• Set exercise
Every record should be repeated exactly, except that pictures are left out.

• Records for this task

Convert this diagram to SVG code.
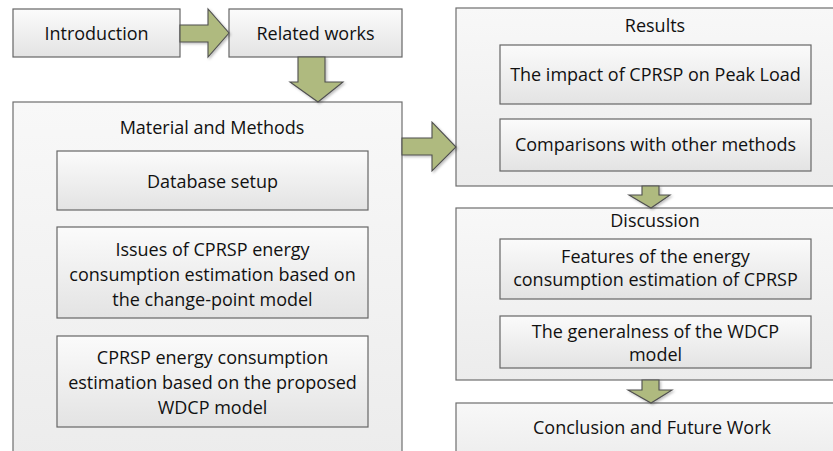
<svg xmlns="http://www.w3.org/2000/svg" width="833" height="451" viewBox="0 0 833 451">
<defs>
<linearGradient id="gIn" x1="0" y1="0" x2="0" y2="1"><stop offset="0" stop-color="#fbfbfb"/><stop offset="1" stop-color="#e3e3e3"/></linearGradient>
<linearGradient id="gOut" x1="0" y1="0" x2="0" y2="1"><stop offset="0" stop-color="#f8f8f8"/><stop offset="1" stop-color="#ececec"/></linearGradient>
<filter id="sh" x="-20%" y="-20%" width="140%" height="140%"><feDropShadow dx="1.5" dy="1.5" stdDeviation="1.2" flood-color="#000" flood-opacity="0.25"/></filter>
</defs>
<style>
.box{fill:url(#gIn);stroke:#666;stroke-width:1.2}
.outer{fill:url(#gOut);stroke:#6e6e6e;stroke-width:1.2}
.arrow{fill:#afba7f;stroke:#4f4f4f;stroke-width:1.1;stroke-linejoin:miter;filter:url(#sh)}
text{font-family:"Open Sans","Noto Sans","Liberation Sans",sans-serif;font-size:18px;fill:#111;text-anchor:middle}
</style>
<rect width="833" height="451" fill="#fff"/>
<g id="material-and-methods">
<rect class="outer" x="13" y="102" width="389" height="360"/>
<text x="212" y="134">Material and Methods</text>
</g>
<g id="database-setup">
<rect class="box" x="57" y="151" width="311" height="59"/>
<text x="212.5" y="188">Database setup</text>
</g>
<g id="issues">
<rect class="box" x="57" y="227" width="311" height="91"/>
<text x="212.5" y="256">Issues of CPRSP energy</text>
<text x="212.5" y="281">consumption estimation based on</text>
<text x="212.5" y="306">the change-point model</text>
</g>
<g id="wdcp-estimation">
<rect class="box" x="57" y="336" width="311" height="91"/>
<text x="212.5" y="364">CPRSP energy consumption</text>
<text x="212.5" y="389">estimation based on the proposed</text>
<text x="212.5" y="414">WDCP model</text>
</g>
<g id="results">
<rect class="outer" x="456" y="8" width="390" height="178"/>
<text x="655" y="32">Results</text>
</g>
<g id="impact">
<rect class="box" x="500" y="45" width="311" height="59"/>
<text x="655.5" y="81">The impact of CPRSP on Peak Load</text>
</g>
<g id="comparisons">
<rect class="box" x="500" y="119" width="311" height="52"/>
<text x="655.5" y="151">Comparisons with other methods</text>
</g>
<g id="discussion">
<rect class="outer" x="456" y="208" width="390" height="172"/>
<text x="655" y="227">Discussion</text>
</g>
<g id="features">
<rect class="box" x="500" y="239" width="311" height="60"/>
<text x="655.5" y="263">Features of the energy</text>
<text x="655.5" y="286">consumption estimation of CPRSP</text>
</g>
<g id="generalness">
<rect class="box" x="500" y="316" width="311" height="52"/>
<text x="655.5" y="338">The generalness of the WDCP</text>
<text x="655.5" y="361">model</text>
</g>
<g id="conclusion">
<rect class="outer" x="456" y="403" width="390" height="60"/>
<text x="652" y="434">Conclusion and Future Work</text>
</g>
<g id="introduction">
<rect class="box" x="13" y="9" width="167" height="48"/>
<text x="96.5" y="40">Introduction</text>
</g>
<g id="related-works">
<rect class="box" x="229" y="9" width="173" height="48"/>
<text x="315.5" y="40">Related works</text>
</g>
<g id="connectors">
<path class="arrow" d="M180,25 L208,25 L208,9 L229,33 L208,57 L208,42 L180,42 Z"/>
<path class="arrow" d="M298,57 L325,57 L325,82 L343,82 L318,102 L290,82 L298,82 Z"/>
<path class="arrow" d="M402,138 L432,138 L432,122 L456,147 L432,171 L432,155 L402,155 Z"/>
<path class="arrow" d="M642,186 L659,186 L659,195 L670,195 L651,208 L629,195 L642,195 Z"/>
<path class="arrow" d="M642,380 L659,380 L659,390 L672,390 L651,403 L628,390 L642,390 Z"/>
</g>
</svg>
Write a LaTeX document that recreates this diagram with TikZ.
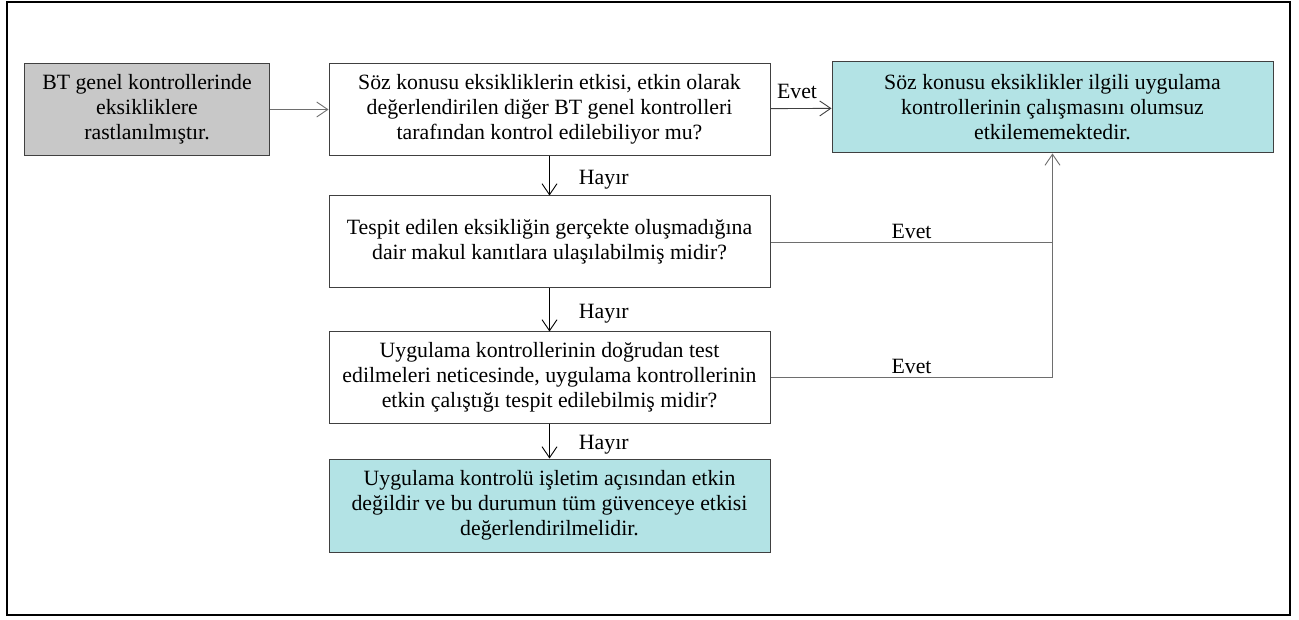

• Result below
Convert this diagram to SVG code.
<svg xmlns="http://www.w3.org/2000/svg" width="833" height="451" viewBox="0 0 833 451">
<defs>
<linearGradient id="gIn" x1="0" y1="0" x2="0" y2="1"><stop offset="0" stop-color="#fbfbfb"/><stop offset="1" stop-color="#e3e3e3"/></linearGradient>
<linearGradient id="gOut" x1="0" y1="0" x2="0" y2="1"><stop offset="0" stop-color="#f8f8f8"/><stop offset="1" stop-color="#ececec"/></linearGradient>
<filter id="sh" x="-20%" y="-20%" width="140%" height="140%"><feDropShadow dx="1.5" dy="1.5" stdDeviation="1.2" flood-color="#000" flood-opacity="0.25"/></filter>
</defs>
<style>
.box{fill:url(#gIn);stroke:#666;stroke-width:1.2}
.outer{fill:url(#gOut);stroke:#6e6e6e;stroke-width:1.2}
.arrow{fill:#afba7f;stroke:#4f4f4f;stroke-width:1.1;stroke-linejoin:miter;filter:url(#sh)}
text{font-family:"Open Sans","Noto Sans","Liberation Sans",sans-serif;font-size:18px;fill:#111;text-anchor:middle}
</style>
<rect width="833" height="451" fill="#fff"/>
<g id="material-and-methods">
<rect class="outer" x="13" y="102" width="389" height="360"/>
<text x="212" y="134">Material and Methods</text>
</g>
<g id="database-setup">
<rect class="box" x="57" y="151" width="311" height="59"/>
<text x="212.5" y="188">Database setup</text>
</g>
<g id="issues">
<rect class="box" x="57" y="227" width="311" height="91"/>
<text x="212.5" y="256">Issues of CPRSP energy</text>
<text x="212.5" y="281">consumption estimation based on</text>
<text x="212.5" y="306">the change-point model</text>
</g>
<g id="wdcp-estimation">
<rect class="box" x="57" y="336" width="311" height="91"/>
<text x="212.5" y="364">CPRSP energy consumption</text>
<text x="212.5" y="389">estimation based on the proposed</text>
<text x="212.5" y="414">WDCP model</text>
</g>
<g id="results">
<rect class="outer" x="456" y="8" width="390" height="178"/>
<text x="655" y="32">Results</text>
</g>
<g id="impact">
<rect class="box" x="500" y="45" width="311" height="59"/>
<text x="655.5" y="81">The impact of CPRSP on Peak Load</text>
</g>
<g id="comparisons">
<rect class="box" x="500" y="119" width="311" height="52"/>
<text x="655.5" y="151">Comparisons with other methods</text>
</g>
<g id="discussion">
<rect class="outer" x="456" y="208" width="390" height="172"/>
<text x="655" y="227">Discussion</text>
</g>
<g id="features">
<rect class="box" x="500" y="239" width="311" height="60"/>
<text x="655.5" y="263">Features of the energy</text>
<text x="655.5" y="286">consumption estimation of CPRSP</text>
</g>
<g id="generalness">
<rect class="box" x="500" y="316" width="311" height="52"/>
<text x="655.5" y="338">The generalness of the WDCP</text>
<text x="655.5" y="361">model</text>
</g>
<g id="conclusion">
<rect class="outer" x="456" y="403" width="390" height="60"/>
<text x="652" y="434">Conclusion and Future Work</text>
</g>
<g id="introduction">
<rect class="box" x="13" y="9" width="167" height="48"/>
<text x="96.5" y="40">Introduction</text>
</g>
<g id="related-works">
<rect class="box" x="229" y="9" width="173" height="48"/>
<text x="315.5" y="40">Related works</text>
</g>
<g id="connectors">
<path class="arrow" d="M180,25 L208,25 L208,9 L229,33 L208,57 L208,42 L180,42 Z"/>
<path class="arrow" d="M298,57 L325,57 L325,82 L343,82 L318,102 L290,82 L298,82 Z"/>
<path class="arrow" d="M402,138 L432,138 L432,122 L456,147 L432,171 L432,155 L402,155 Z"/>
<path class="arrow" d="M642,186 L659,186 L659,195 L670,195 L651,208 L629,195 L642,195 Z"/>
<path class="arrow" d="M642,380 L659,380 L659,390 L672,390 L651,403 L628,390 L642,390 Z"/>
</g>
</svg>
Write a LaTeX document that recreates this diagram with TikZ.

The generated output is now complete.